Task statement >>
Return the listing below unchanged, minus its pictures.

·····

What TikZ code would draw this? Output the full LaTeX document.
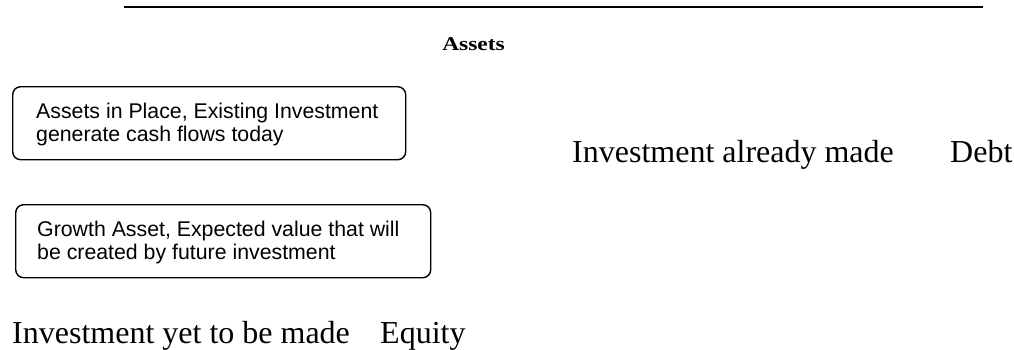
\documentclass[tikz,border=0pt]{standalone}
\usepackage{fontspec}
\setmainfont{Liberation Serif}
\newfontfamily\boxfont{Liberation Sans}
\begin{document}
\begin{tikzpicture}[x=1pt,y=-1pt,
  assetbox/.style={draw, line width=1.4pt, rounded corners=8pt, anchor=north west, inner sep=0pt},
  boxtext/.style={anchor=base west, inner sep=0pt, align=left,
    font=\boxfont\fontsize{21.3}{22.5}\selectfont},
  bigtext/.style={anchor=base west, inner sep=0pt, font=\fontsize{32}{36}\selectfont},
  headtext/.style={anchor=base, inner sep=0pt}]
\useasboundingbox (0,0) rectangle (1014,349);

% top rule
\coordinate (ruleL) at (124,7.3);
\coordinate (ruleR) at (983,7.3);
\draw[line width=2pt] (ruleL) -- (ruleR);

% heading
\node[headtext] (head) at (473.5,50) {\scalebox{1.2}[1]{\fontsize{19.5}{22}\selectfont\bfseries Assets}};

% boxes (text nodes anchored on the baseline of their last line)
\node[assetbox, minimum width=393pt, minimum height=73pt] (place) at (12,86) {};
\node[boxtext] (placetxt) at (36,141) {Assets in Place, Existing Investment\\generate cash flows today};

\node[assetbox, minimum width=415pt, minimum height=73pt] (growth) at (15,204) {};
\node[boxtext] (growthtxt) at (37,259) {Growth Asset, Expected value that will\\be created by future investment};

% right and bottom labels
\node[bigtext] (made) at (572,162) {Investment already made};
\node[bigtext] (debt) at (950,162) {Debt};
\node[bigtext] (yet) at (12,343) {Investment yet to be made};
\node[bigtext] (equity) at (380,343) {Equity};
\end{tikzpicture}
\end{document}
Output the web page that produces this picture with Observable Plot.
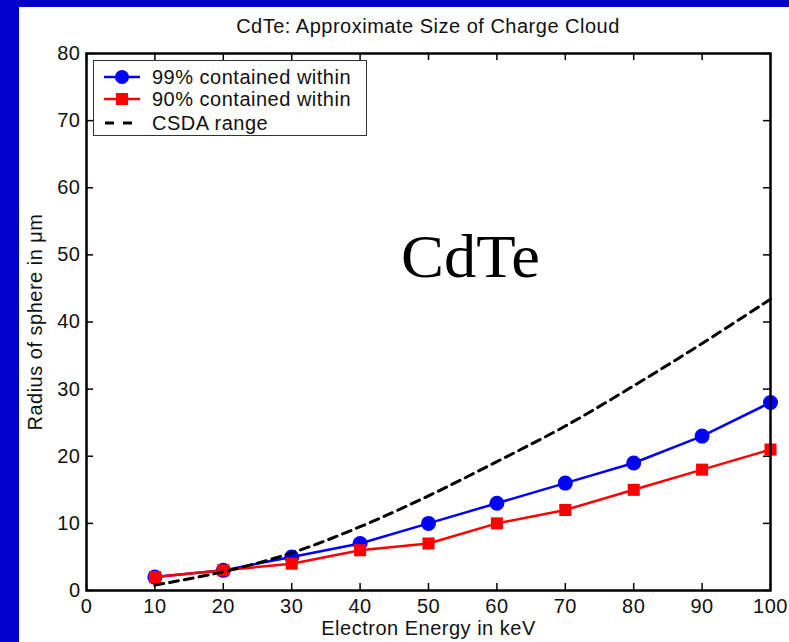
<!DOCTYPE html>
<html>
<head>
<meta charset="utf-8">
<script src="https://cdn.jsdelivr.net/npm/d3@7"></script>
<script src="https://cdn.jsdelivr.net/npm/@observablehq/plot@0.6"></script>
<style>
  html, body { margin: 0; padding: 0; background: white; }
  #wrap { position: relative; width: 789px; height: 642px; overflow: hidden; background: white; font-family: "Liberation Sans", Arial, Helvetica, sans-serif; }
  .bar-top { position: absolute; left: 0; top: 0; width: 789px; height: 7px; background: #0000cc; }
  .bar-left { position: absolute; left: 0; top: 0; width: 19px; height: 642px; background: #0000cc; }
  #title { position: absolute; left: 86px; width: 684px; top: 15px; text-align: center; font-size: 20px; letter-spacing: 0.5px; color: #111; }
  #cdte { position: absolute; left: 401px; top: 221px; font-family: "Liberation Serif", "Times New Roman", serif; font-size: 62px; color: #000; transform: scaleX(1.04); transform-origin: left center; }
  #legend { position: absolute; left: 93px; top: 60px; width: 274px; height: 76px; border: 1px solid #333; background: white; box-sizing: border-box; }
  .row { position: absolute; left: 0; height: 24px; display: flex; align-items: center; font-size: 20px; letter-spacing: 0.5px; color: #111; white-space: nowrap; }
  .row svg { margin-left: 10px; margin-right: 12px; }
  #chart { position: absolute; left: 0; top: 0; }
</style>
</head>
<body>
<div id="wrap">
  <div class="bar-top"></div>
  <div class="bar-left"></div>
  <div id="chart"></div>
  <div id="title">CdTe: Approximate Size of Charge Cloud</div>
  <div id="cdte">CdTe</div>
  <div id="legend"></div>
</div>
<script>
// ---- data ----
const energy = [10, 20, 30, 40, 50, 60, 70, 80, 90, 100];
const contained99 = [2, 3, 5, 7, 10, 13, 16, 19, 23, 28];
const contained90 = [2, 3, 4, 6, 7, 10, 12, 15, 18, 21];
const csdaRange = [0.8, 2.8, 5.6, 9.5, 14.1, 19.2, 24.5, 30.5, 36.8, 43.4];
const xTicks = [0, 10, 20, 30, 40, 50, 60, 70, 80, 90, 100];
const yTicks = [0, 10, 20, 30, 40, 50, 60, 70, 80];
const seriesNames = ["99% contained within", "90% contained within", "CSDA range"];

const s99 = energy.map((e, i) => ({e, v: contained99[i]}));
const s90 = energy.map((e, i) => ({e, v: contained90[i]}));
const sCsda = energy.map((e, i) => ({e, v: csdaRange[i]}));

const W = 789, H = 642, mL = 86, mR = 19, mT = 53, mB = 52;
const innerW = W - mL - mR, innerH = H - mT - mB;
const tk = 7;

const chart = Plot.plot({
  width: W, height: H,
  marginLeft: mL, marginRight: mR, marginTop: mT, marginBottom: mB,
  style: {background: "transparent", fontFamily: "'Liberation Sans', Arial, Helvetica, sans-serif", fontSize: "20px", letterSpacing: "0.5px", color: "#111"},
  x: {domain: [0, 100]},
  y: {domain: [0, 80]},
  marks: [
    Plot.axisX({ticks: xTicks, tickSize: 0, tickPadding: 8, label: "Electron Energy in keV", labelAnchor: "center", labelOffset: 44, labelArrow: "none", fontSize: 20}),
    Plot.axisY({ticks: yTicks, tickSize: 0, tickPadding: 6, label: "Radius of sphere in μm", labelAnchor: "center", labelOffset: 59, labelArrow: "none", fontSize: 20}),
    // inward ticks on all four sides
    Plot.ruleX(xTicks, {x: d => d, insetTop: innerH - tk, stroke: "black", strokeWidth: 1.5}),
    Plot.ruleX(xTicks, {x: d => d, insetBottom: innerH - tk, stroke: "black", strokeWidth: 1.5}),
    Plot.ruleY(yTicks, {y: d => d, insetRight: innerW - tk, stroke: "black", strokeWidth: 1.5}),
    Plot.ruleY(yTicks, {y: d => d, insetLeft: innerW - tk, stroke: "black", strokeWidth: 1.5}),
    Plot.line(s99, {x: "e", y: "v", stroke: "#0000ff", strokeWidth: 2.5}),
    Plot.dot(s99, {x: "e", y: "v", r: 7.5, fill: "#0000ff", stroke: "none"}),
    Plot.line(s90, {x: "e", y: "v", stroke: "#ff0000", strokeWidth: 2.5}),
    Plot.dot(s90, {x: "e", y: "v", r: 6.8, symbol: "square", fill: "#ff0000", stroke: "none"}),
    Plot.line(sCsda, {x: "e", y: "v", stroke: "black", strokeWidth: 3, strokeDasharray: "9,6", curve: "catmull-rom"}),
    Plot.frame({stroke: "black", strokeWidth: 2.5})
  ]
});
document.getElementById("chart").appendChild(chart);

// legend
const legend = document.getElementById("legend");
const rowTops = [4, 26, 50];
const samples = [
  `<svg width="36" height="16"><line x1="0" y1="8" x2="36" y2="8" stroke="#0000ff" stroke-width="2.5"/><circle cx="18" cy="8" r="7" fill="#0000ff"/></svg>`,
  `<svg width="36" height="16"><line x1="0" y1="8" x2="36" y2="8" stroke="#ff0000" stroke-width="2.5"/><rect x="12" y="2" width="12" height="12" fill="#ff0000"/></svg>`,
  `<svg width="36" height="16"><line x1="0" y1="8" x2="36" y2="8" stroke="black" stroke-width="3" stroke-dasharray="9,9" stroke-dashoffset="-1"/></svg>`
];
seriesNames.forEach((name, i) => {
  const row = document.createElement("div");
  row.className = "row";
  row.style.top = rowTops[i] + "px";
  row.innerHTML = samples[i] + `<span>${name}</span>`;
  legend.appendChild(row);
});
</script>
</body>
</html>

·····

Complete response >>
What TikZ code would draw this? Output the full LaTeX document.
\documentclass[tikz,border=0pt]{standalone}
\usepackage{fontspec}
\setmainfont{Liberation Serif}
\newfontfamily\boxfont{Liberation Sans}
\begin{document}
\begin{tikzpicture}[x=1pt,y=-1pt,
  assetbox/.style={draw, line width=1.4pt, rounded corners=8pt, anchor=north west, inner sep=0pt},
  boxtext/.style={anchor=base west, inner sep=0pt, align=left,
    font=\boxfont\fontsize{21.3}{22.5}\selectfont},
  bigtext/.style={anchor=base west, inner sep=0pt, font=\fontsize{32}{36}\selectfont},
  headtext/.style={anchor=base, inner sep=0pt}]
\useasboundingbox (0,0) rectangle (1014,349);

% top rule
\coordinate (ruleL) at (124,7.3);
\coordinate (ruleR) at (983,7.3);
\draw[line width=2pt] (ruleL) -- (ruleR);

% heading
\node[headtext] (head) at (473.5,50) {\scalebox{1.2}[1]{\fontsize{19.5}{22}\selectfont\bfseries Assets}};

% boxes (text nodes anchored on the baseline of their last line)
\node[assetbox, minimum width=393pt, minimum height=73pt] (place) at (12,86) {};
\node[boxtext] (placetxt) at (36,141) {Assets in Place, Existing Investment\\generate cash flows today};

\node[assetbox, minimum width=415pt, minimum height=73pt] (growth) at (15,204) {};
\node[boxtext] (growthtxt) at (37,259) {Growth Asset, Expected value that will\\be created by future investment};

% right and bottom labels
\node[bigtext] (made) at (572,162) {Investment already made};
\node[bigtext] (debt) at (950,162) {Debt};
\node[bigtext] (yet) at (12,343) {Investment yet to be made};
\node[bigtext] (equity) at (380,343) {Equity};
\end{tikzpicture}
\end{document}
Output the web page that produces this picture with Observable Plot.
<!DOCTYPE html>
<html>
<head>
<meta charset="utf-8">
<script src="https://cdn.jsdelivr.net/npm/d3@7"></script>
<script src="https://cdn.jsdelivr.net/npm/@observablehq/plot@0.6"></script>
<style>
  html, body { margin: 0; padding: 0; background: white; }
  #wrap { position: relative; width: 789px; height: 642px; overflow: hidden; background: white; font-family: "Liberation Sans", Arial, Helvetica, sans-serif; }
  .bar-top { position: absolute; left: 0; top: 0; width: 789px; height: 7px; background: #0000cc; }
  .bar-left { position: absolute; left: 0; top: 0; width: 19px; height: 642px; background: #0000cc; }
  #title { position: absolute; left: 86px; width: 684px; top: 15px; text-align: center; font-size: 20px; letter-spacing: 0.5px; color: #111; }
  #cdte { position: absolute; left: 401px; top: 221px; font-family: "Liberation Serif", "Times New Roman", serif; font-size: 62px; color: #000; transform: scaleX(1.04); transform-origin: left center; }
  #legend { position: absolute; left: 93px; top: 60px; width: 274px; height: 76px; border: 1px solid #333; background: white; box-sizing: border-box; }
  .row { position: absolute; left: 0; height: 24px; display: flex; align-items: center; font-size: 20px; letter-spacing: 0.5px; color: #111; white-space: nowrap; }
  .row svg { margin-left: 10px; margin-right: 12px; }
  #chart { position: absolute; left: 0; top: 0; }
</style>
</head>
<body>
<div id="wrap">
  <div class="bar-top"></div>
  <div class="bar-left"></div>
  <div id="chart"></div>
  <div id="title">CdTe: Approximate Size of Charge Cloud</div>
  <div id="cdte">CdTe</div>
  <div id="legend"></div>
</div>
<script>
// ---- data ----
const energy = [10, 20, 30, 40, 50, 60, 70, 80, 90, 100];
const contained99 = [2, 3, 5, 7, 10, 13, 16, 19, 23, 28];
const contained90 = [2, 3, 4, 6, 7, 10, 12, 15, 18, 21];
const csdaRange = [0.8, 2.8, 5.6, 9.5, 14.1, 19.2, 24.5, 30.5, 36.8, 43.4];
const xTicks = [0, 10, 20, 30, 40, 50, 60, 70, 80, 90, 100];
const yTicks = [0, 10, 20, 30, 40, 50, 60, 70, 80];
const seriesNames = ["99% contained within", "90% contained within", "CSDA range"];

const s99 = energy.map((e, i) => ({e, v: contained99[i]}));
const s90 = energy.map((e, i) => ({e, v: contained90[i]}));
const sCsda = energy.map((e, i) => ({e, v: csdaRange[i]}));

const W = 789, H = 642, mL = 86, mR = 19, mT = 53, mB = 52;
const innerW = W - mL - mR, innerH = H - mT - mB;
const tk = 7;

const chart = Plot.plot({
  width: W, height: H,
  marginLeft: mL, marginRight: mR, marginTop: mT, marginBottom: mB,
  style: {background: "transparent", fontFamily: "'Liberation Sans', Arial, Helvetica, sans-serif", fontSize: "20px", letterSpacing: "0.5px", color: "#111"},
  x: {domain: [0, 100]},
  y: {domain: [0, 80]},
  marks: [
    Plot.axisX({ticks: xTicks, tickSize: 0, tickPadding: 8, label: "Electron Energy in keV", labelAnchor: "center", labelOffset: 44, labelArrow: "none", fontSize: 20}),
    Plot.axisY({ticks: yTicks, tickSize: 0, tickPadding: 6, label: "Radius of sphere in μm", labelAnchor: "center", labelOffset: 59, labelArrow: "none", fontSize: 20}),
    // inward ticks on all four sides
    Plot.ruleX(xTicks, {x: d => d, insetTop: innerH - tk, stroke: "black", strokeWidth: 1.5}),
    Plot.ruleX(xTicks, {x: d => d, insetBottom: innerH - tk, stroke: "black", strokeWidth: 1.5}),
    Plot.ruleY(yTicks, {y: d => d, insetRight: innerW - tk, stroke: "black", strokeWidth: 1.5}),
    Plot.ruleY(yTicks, {y: d => d, insetLeft: innerW - tk, stroke: "black", strokeWidth: 1.5}),
    Plot.line(s99, {x: "e", y: "v", stroke: "#0000ff", strokeWidth: 2.5}),
    Plot.dot(s99, {x: "e", y: "v", r: 7.5, fill: "#0000ff", stroke: "none"}),
    Plot.line(s90, {x: "e", y: "v", stroke: "#ff0000", strokeWidth: 2.5}),
    Plot.dot(s90, {x: "e", y: "v", r: 6.8, symbol: "square", fill: "#ff0000", stroke: "none"}),
    Plot.line(sCsda, {x: "e", y: "v", stroke: "black", strokeWidth: 3, strokeDasharray: "9,6", curve: "catmull-rom"}),
    Plot.frame({stroke: "black", strokeWidth: 2.5})
  ]
});
document.getElementById("chart").appendChild(chart);

// legend
const legend = document.getElementById("legend");
const rowTops = [4, 26, 50];
const samples = [
  `<svg width="36" height="16"><line x1="0" y1="8" x2="36" y2="8" stroke="#0000ff" stroke-width="2.5"/><circle cx="18" cy="8" r="7" fill="#0000ff"/></svg>`,
  `<svg width="36" height="16"><line x1="0" y1="8" x2="36" y2="8" stroke="#ff0000" stroke-width="2.5"/><rect x="12" y="2" width="12" height="12" fill="#ff0000"/></svg>`,
  `<svg width="36" height="16"><line x1="0" y1="8" x2="36" y2="8" stroke="black" stroke-width="3" stroke-dasharray="9,9" stroke-dashoffset="-1"/></svg>`
];
seriesNames.forEach((name, i) => {
  const row = document.createElement("div");
  row.className = "row";
  row.style.top = rowTops[i] + "px";
  row.innerHTML = samples[i] + `<span>${name}</span>`;
  legend.appendChild(row);
});
</script>
</body>
</html>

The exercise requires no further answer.